When it was announced in 2014 by the previous Conservative government of Steven Harper, the deal to sell light armoured vehicles (LAV) to Saudi Arabia was one of the biggest single arms contracts ever for Canada, worth $15 billion.
There were, and continue to be, voices raised against the sale from those who say Canada should not be selling military hardware to a state with a poor human rights record.
Indeed the CBC obtained documents from Global Affairs Canada, the government marketing agency, which acknowledge the concerns which note concerns over, “”the reported high number of executions, suppression of political opposition, the application of corporal punishment, suppression of freedom of expression, arbitrary arrest, ill-treatment of detainees, limitations of freedom of religion, discrimination against women and the mistreatment of migrant workers.”

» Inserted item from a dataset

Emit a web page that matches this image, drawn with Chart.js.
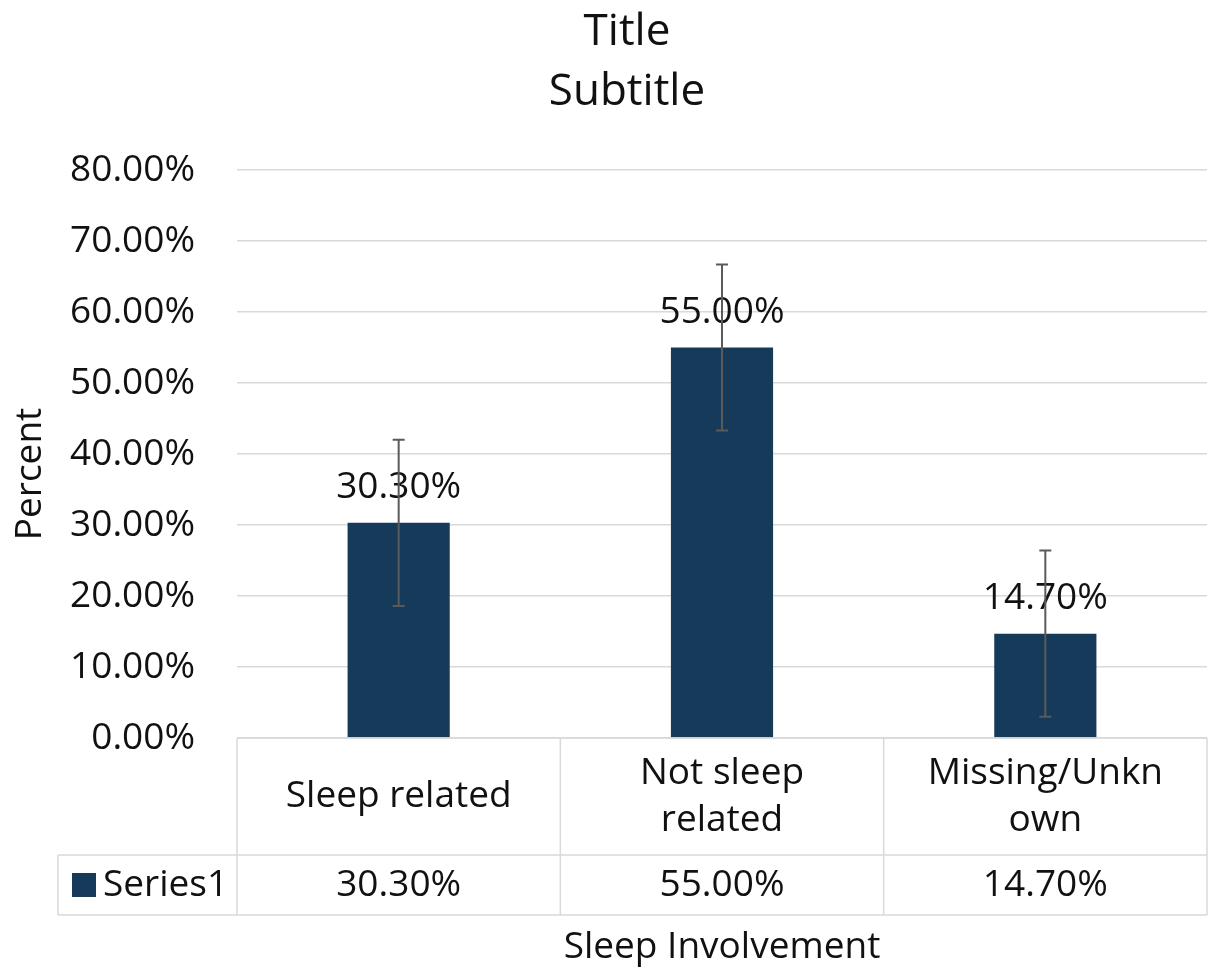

However, Global Affairs also notes that it has sold many other LAVs and military equipment to the Saudis over the years and to “the best of their knowledge” the military equipment has not been involved in human rights abuses.
In spite of any criticism, the current Liberal government had said previously that it would allow the deal to go ahead saying Canada’s international reputation would be seriously harmed if contracts signed by one “democratically elected” government were then cancelled by a subsequent government.
Now documents show in a rare case, the Foreign Affairs Minister Dion has personally signed export permits for $11 billion worth of the sales.
A government spokesman said Canada’s current export control measures are being reviewed, to make the process more open, transparent and accountable.
Minister Dion has also said the government will examine all future Saudi exports to ensure they comply with international law, human rights, and national interests.